Higher oil prices and foreign outflows pressure the rupee, extending its five-session slide against the US dollar

    by VT Markets
    /
    Apr 24, 2026

    The Indian Rupee fell for a fifth straight session on Friday, with USD/INR near the weekly high of 94.38. The US Dollar Index was around 99.00, close to a 10-day high.

    Oil prices rose after Iran suspended oil flows through the Strait of Hormuz, which carries almost 20% of global energy supply. WTI traded around $95.00 while holding weekly gains.

    Rupee Under Pressure From Energy Shock

    Iran had not agreed to restart peace talks with the US, and a CNN report said US military officials are preparing plans to target Iran’s capabilities in the Strait if the current ceasefire fails. Higher oil prices continued to weigh on import-dependent currencies such as the INR.

    Foreign institutional investors were net sellers across all four trading days this week, offloading Rs. 8,311.99 crore. Selling resumed after a pause in the last three sessions of the previous week, alongside concerns about earnings and possible changes to government capital spending.

    Markets are watching the Federal Reserve decision on Wednesday, with rates expected to stay at 3.50%–3.75%. Attention is on guidance about inflation risks and any rate rise later this year.

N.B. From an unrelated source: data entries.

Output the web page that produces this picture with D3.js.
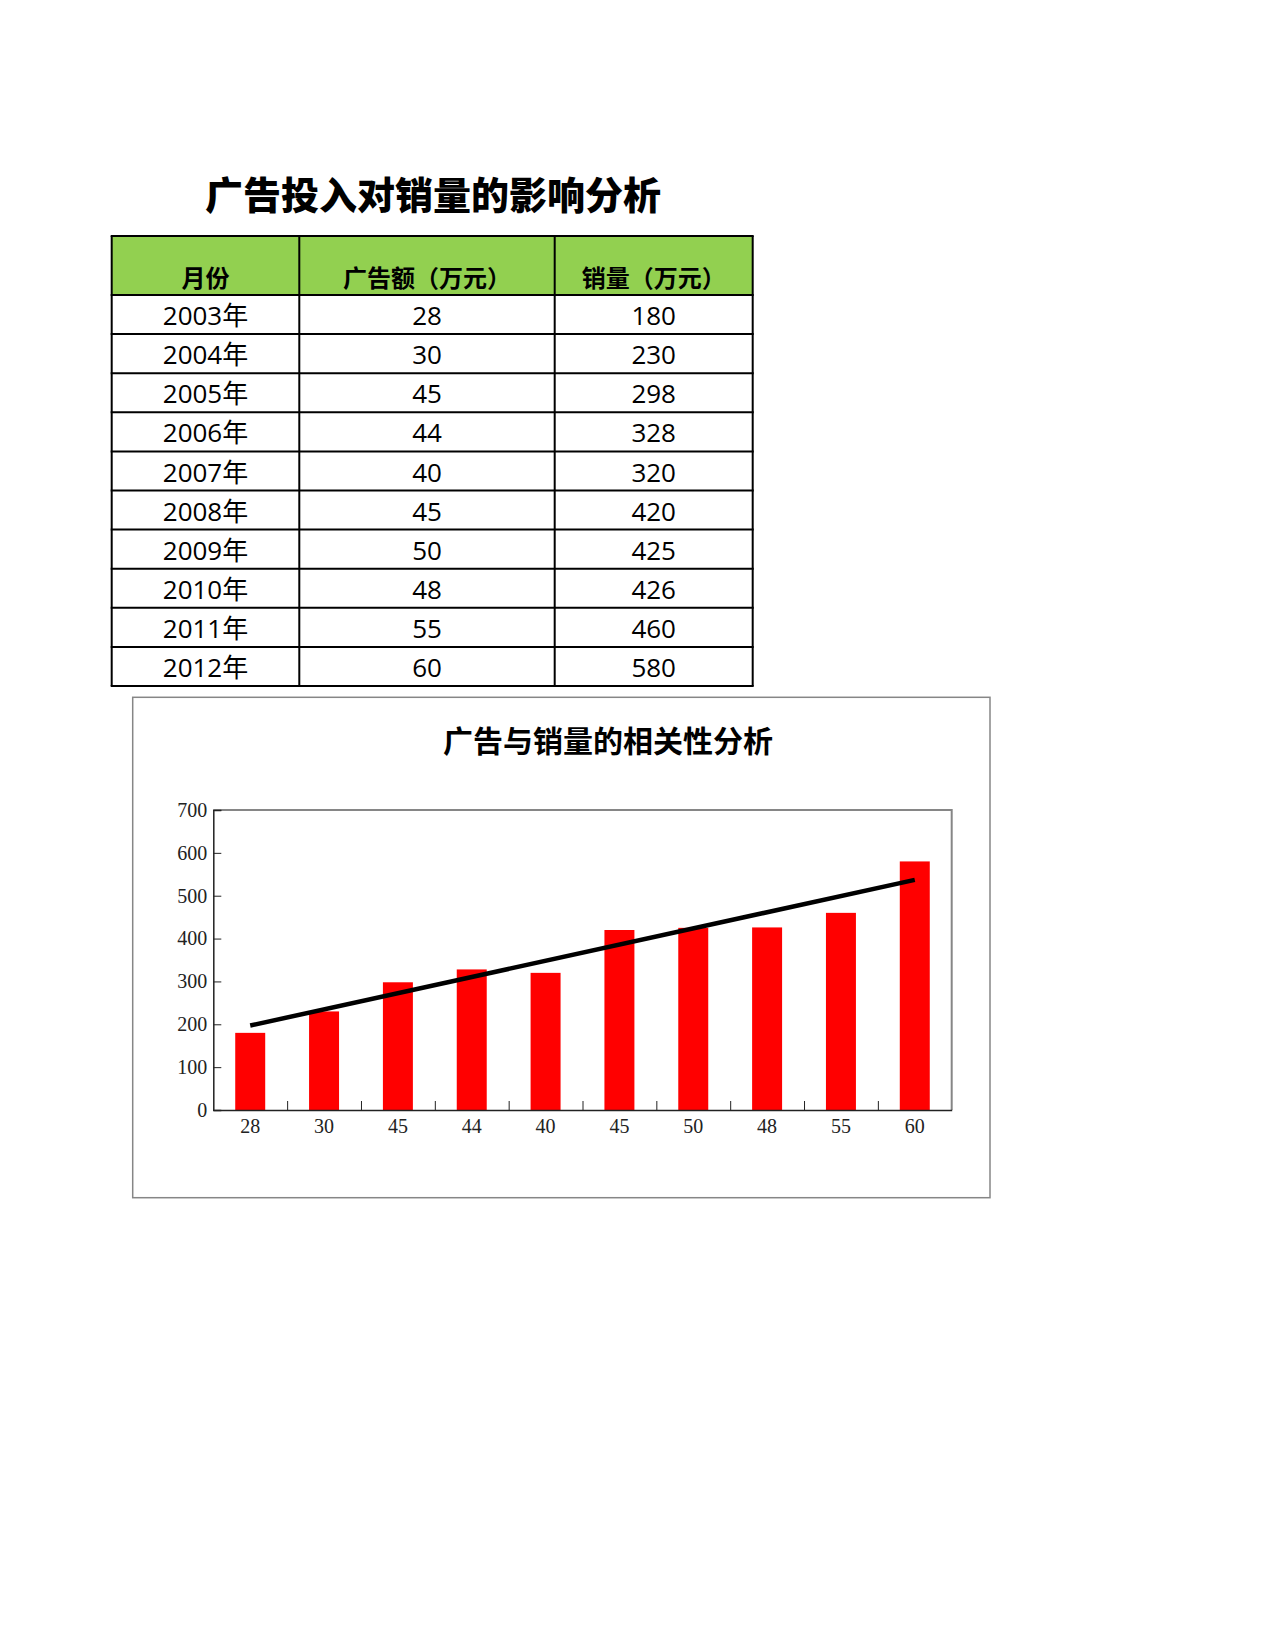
<!DOCTYPE html>
<html>
<head>
<meta charset="utf-8">
<script src="https://cdn.jsdelivr.net/npm/d3@7"></script>
<style>
    body { margin: 0; background: #fff; }
    svg { display: block; }
</style>
</head>
<body>
<div id="page"></div>
<script>
/**
 * Advertising vs sales sheet + chart
 */
var years = ["2003年", "2004年", "2005年", "2006年", "2007年", "2008年", "2009年", "2010年", "2011年", "2012年"];
var adSpend = [28, 30, 45, 44, 40, 45, 50, 48, 55, 60];
var sales = [180, 230, 298, 328, 320, 420, 425, 426, 460, 580];
var headers = ["月份", "广告额（万元）", "销量（万元）"];
var yTicks = [0, 100, 200, 300, 400, 500, 600, 700];
// trend line end values
var trendEnds = [197, 537];

(function () {

    var W = 1275, H = 1650;
    var svg = d3.select("#page").append("svg")
        .attr("width", W)
        .attr("height", H);

    svg.append("rect").attr("width", W).attr("height", H).attr("fill", "#fff");

    var cjk = "'Noto Sans CJK SC', 'Noto Sans', sans-serif";
    var cellFont = "'Open Sans', 'Noto Sans CJK SC', sans-serif";

    // sheet title
    svg.append("text")
        .attr("x", 433)
        .attr("y", 209)
        .attr("text-anchor", "middle")
        .style("font-family", cjk)
        .style("font-weight", 900)
        .style("font-size", "38px")
        .text("广告投入对销量的影响分析");

    // table
    var colX = [111.7, 299.3, 554.7, 752.7];
    var headTop = 236, headBottom = 295, rowH = 39.1;
    var rows = years.map(function (y, i) { return [y, adSpend[i], sales[i]]; });
    var tableBottom = headBottom + rowH * rows.length;

    svg.append("rect")
        .attr("x", colX[0]).attr("y", headTop)
        .attr("width", colX[3] - colX[0]).attr("height", headBottom - headTop)
        .attr("fill", "#92d050");

    headers.forEach(function (h, c) {
        svg.append("text")
            .attr("x", (colX[c] + colX[c + 1]) / 2)
            .attr("y", headBottom - 8)
            .attr("text-anchor", "middle")
            .style("font-family", cjk)
            .style("font-weight", 700)
            .style("font-size", "24px")
            .text(h);
    });

    var rowG = svg.append("g").selectAll("g")
        .data(rows)
        .join("g")
        .attr("transform", function (d, i) { return "translate(0," + (headBottom + rowH * (i + 1)) + ")"; });

    rowG.selectAll("text")
        .data(function (d) { return d; })
        .join("text")
        .attr("x", function (d, c) { return (colX[c] + colX[c + 1]) / 2; })
        .attr("y", -9)
        .attr("text-anchor", "middle")
        .style("font-family", cellFont)
        .style("font-size", "26px")
        .attr("fill", "#000")
        .text(function (d) { return d; });

    var grid = svg.append("g").attr("stroke", "#000").attr("stroke-width", 2);
    d3.range(rows.length + 2).forEach(function (i) {
        var y = i === 0 ? headTop : headBottom + rowH * (i - 1);
        grid.append("line").attr("x1", colX[0] - 1).attr("x2", colX[3] + 1).attr("y1", y).attr("y2", y);
    });
    colX.forEach(function (x) {
        grid.append("line").attr("x1", x).attr("x2", x).attr("y1", headTop).attr("y2", tableBottom);
    });

    // chart frame
    var frame = { left: 132.7, top: 697.3, right: 990, bottom: 1197.7 };
    svg.append("rect")
        .attr("x", frame.left).attr("y", frame.top)
        .attr("width", frame.right - frame.left).attr("height", frame.bottom - frame.top)
        .attr("fill", "#fff")
        .attr("stroke", "#868686")
        .attr("stroke-width", 1.5);

    svg.append("text")
        .attr("x", 608)
        .attr("y", 752)
        .attr("text-anchor", "middle")
        .style("font-family", cjk)
        .style("font-weight", 700)
        .style("font-size", "30px")
        .text("广告与销量的相关性分析");

    var plot = { left: 213.3, top: 810, right: 951.7, bottom: 1110 };

    var x = d3.scaleBand()
        .domain(d3.range(sales.length))
        .range([plot.left, plot.right])
        .paddingInner(0.594)
        .paddingOuter(0.297);

    var xBand = d3.scaleBand()
        .domain(d3.range(sales.length))
        .range([plot.left, plot.right]);

    var y = d3.scaleLinear()
        .domain([0, 700])
        .range([plot.bottom, plot.top]);

    // top / right border of plot area
    svg.append("path")
        .attr("d", "M" + plot.left + "," + plot.top + "H" + plot.right + "V" + plot.bottom)
        .attr("fill", "none")
        .attr("stroke", "#868686")
        .attr("stroke-width", 2);

    svg.append("g")
        .selectAll("rect")
        .data(sales)
        .join("rect")
        .attr("x", function (d, i) { return x(i); })
        .attr("y", function (d) { return y(d); })
        .attr("width", x.bandwidth())
        .attr("height", function (d) { return y(0) - y(d); })
        .attr("fill", "#ff0000");

    var serif = "'Liberation Serif', 'DejaVu Serif', serif";

    var yAxis = svg.append("g")
        .attr("transform", "translate(" + plot.left + ",0)")
        .call(d3.axisRight(y).tickValues(yTicks).tickSize(8).tickFormat(d3.format("d")));
    yAxis.select(".domain").attr("stroke", "#222").attr("stroke-width", 1.5);
    yAxis.selectAll(".tick line").attr("stroke", "#222");
    yAxis.selectAll(".tick text")
        .attr("x", -6)
        .attr("text-anchor", "end")
        .style("font-family", serif)
        .style("font-size", "20px")
        .attr("fill", "#222");

    // category axis: ticks at band edges pointing up
    var edges = d3.range(1, sales.length).map(function (i) { return xBand(i); });
    var xAxis = svg.append("g")
        .attr("transform", "translate(0," + plot.bottom + ")")
        .call(d3.axisBottom(d3.scaleLinear().domain([plot.left, plot.right]).range([plot.left, plot.right]))
            .tickValues(edges).tickSize(-9).tickSizeOuter(0).tickFormat(""));
    xAxis.select(".domain").attr("stroke", "#222").attr("stroke-width", 1.5);
    xAxis.selectAll(".tick line").attr("stroke", "#222");

    svg.append("g")
        .selectAll("text")
        .data(adSpend)
        .join("text")
        .attr("x", function (d, i) { return xBand(i) + xBand.bandwidth() / 2; })
        .attr("y", plot.bottom + 23)
        .attr("text-anchor", "middle")
        .style("font-family", serif)
        .style("font-size", "20px")
        .attr("fill", "#222")
        .text(function (d) { return d; });

    // trend line
    var mid = function (i) { return xBand(i) + xBand.bandwidth() / 2; };
    svg.append("line")
        .attr("x1", mid(0)).attr("y1", y(trendEnds[0]))
        .attr("x2", mid(sales.length - 1)).attr("y2", y(trendEnds[1]))
        .attr("stroke", "#000")
        .attr("stroke-width", 4.5);

})();
</script>
</body>
</html>
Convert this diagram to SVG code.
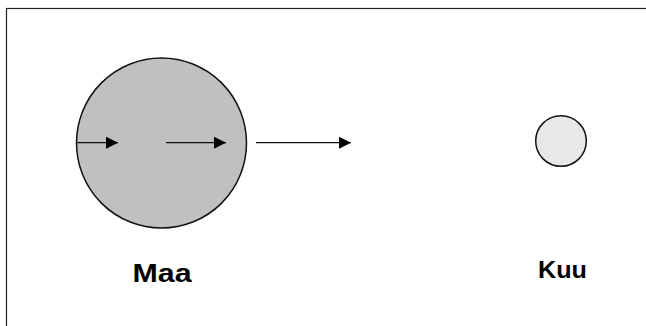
<svg xmlns="http://www.w3.org/2000/svg" width="646" height="326" viewBox="0 0 646 326">
  <style>
    .frame { fill: none; stroke: #222; stroke-width: 1.2; }
    .body { stroke: #111; stroke-width: 1.5; }
    .conn { stroke: #111; stroke-width: 1.2; fill: none; }
    .label { font-family: "Liberation Sans", Arial, sans-serif; font-weight: bold; fill: #000; }
  </style>
  <defs>
    <marker id="head" viewBox="0 0 12 12" refX="12" refY="6" markerWidth="12" markerHeight="12" markerUnits="userSpaceOnUse" orient="auto">
      <path d="M0,0 L12,6 L0,12 Z" fill="#000"/>
    </marker>
  </defs>
  <rect width="646" height="326" fill="#fff"/>
  <rect class="frame" x="6.5" y="8.5" width="650" height="330"/>

  <g id="maa">
    <circle class="body" cx="161.5" cy="143" r="85" fill="#c0c0c0"/>
    <text class="label" x="132.5" y="282" font-size="25" textLength="59" lengthAdjust="spacingAndGlyphs">Maa</text>
  </g>

  <g id="kuu">
    <circle class="body" cx="561" cy="141" r="25.3" fill="#e8e8e8"/>
    <text class="label" x="538" y="278" font-size="23" textLength="49" lengthAdjust="spacingAndGlyphs">Kuu</text>
  </g>

  <g id="connectors">
    <line class="conn" x1="76" y1="142.7" x2="118" y2="142.7" marker-end="url(#head)"/>
    <line class="conn" x1="166" y1="142.7" x2="226" y2="142.7" marker-end="url(#head)"/>
    <line class="conn" x1="256" y1="142.7" x2="351" y2="142.7" marker-end="url(#head)"/>
  </g>
</svg>
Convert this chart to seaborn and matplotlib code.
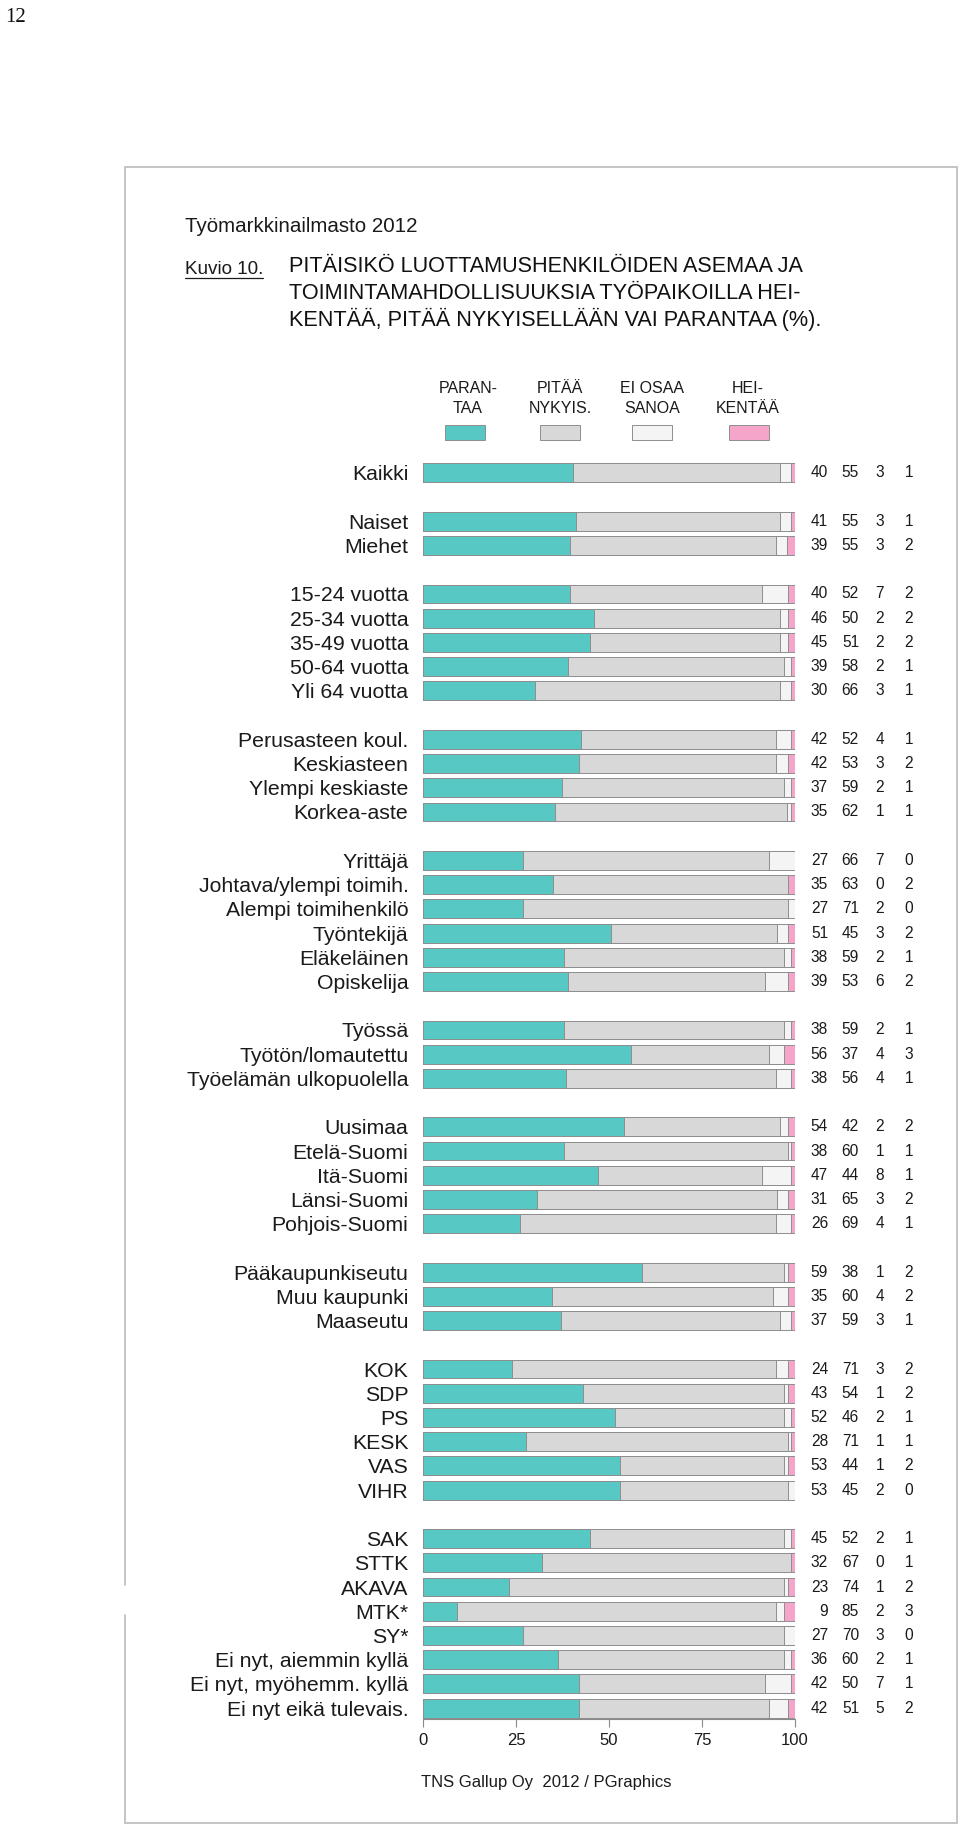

    USD/INR traded above 94.20, above the 20-period EMA at 93.35. RSI (14) was 59, with support at 93.35 and resistance near 95.20.

    Given the Rupee’s continued weakness against the dollar, we should consider strategies that profit from further depreciation. The USD/INR pair is trading firmly above its short-term moving average, suggesting the upward trend has momentum. Buying USD/INR call options with strike prices approaching the 95.00 level could be a direct way to position for a test of the all-time highs.

    Positioning And Hedging For Further Depreciation

    The situation with oil prices is a critical factor driving this move. With WTI crude holding near $95 a barrel due to the Strait of Hormuz disruption, India’s import costs are surging, putting fundamental pressure on the currency. We saw a similar dynamic in 2022 when high energy prices caused India’s current account deficit to widen significantly, and we expect that pattern to repeat.

    Foreign institutional selling is another major headwind, and this week’s outflow of over Rs. 8,300 crore confirms their risk-off sentiment. This level of selling is reminiscent of the record outflows we witnessed in 2022, which preceded a multi-month period of Rupee weakness. This persistent selling makes any near-term recovery for the Rupee unlikely.

    With the Federal Reserve meeting next week, we should anticipate heightened volatility. While a rate hike is not expected, a hawkish tone warning about inflation will likely strengthen the US dollar globally, adding more fuel to the USD/INR rally. Traders could use options to position for this event, as implied volatility is likely to increase heading into the announcement.

    For those holding Indian assets, it is crucial to hedge currency exposure. Buying USD/INR futures or forward contracts can lock in an exchange rate to protect the dollar value of portfolios from further Rupee declines. This defensive posture is sensible until the geopolitical and foreign investment outlook improves.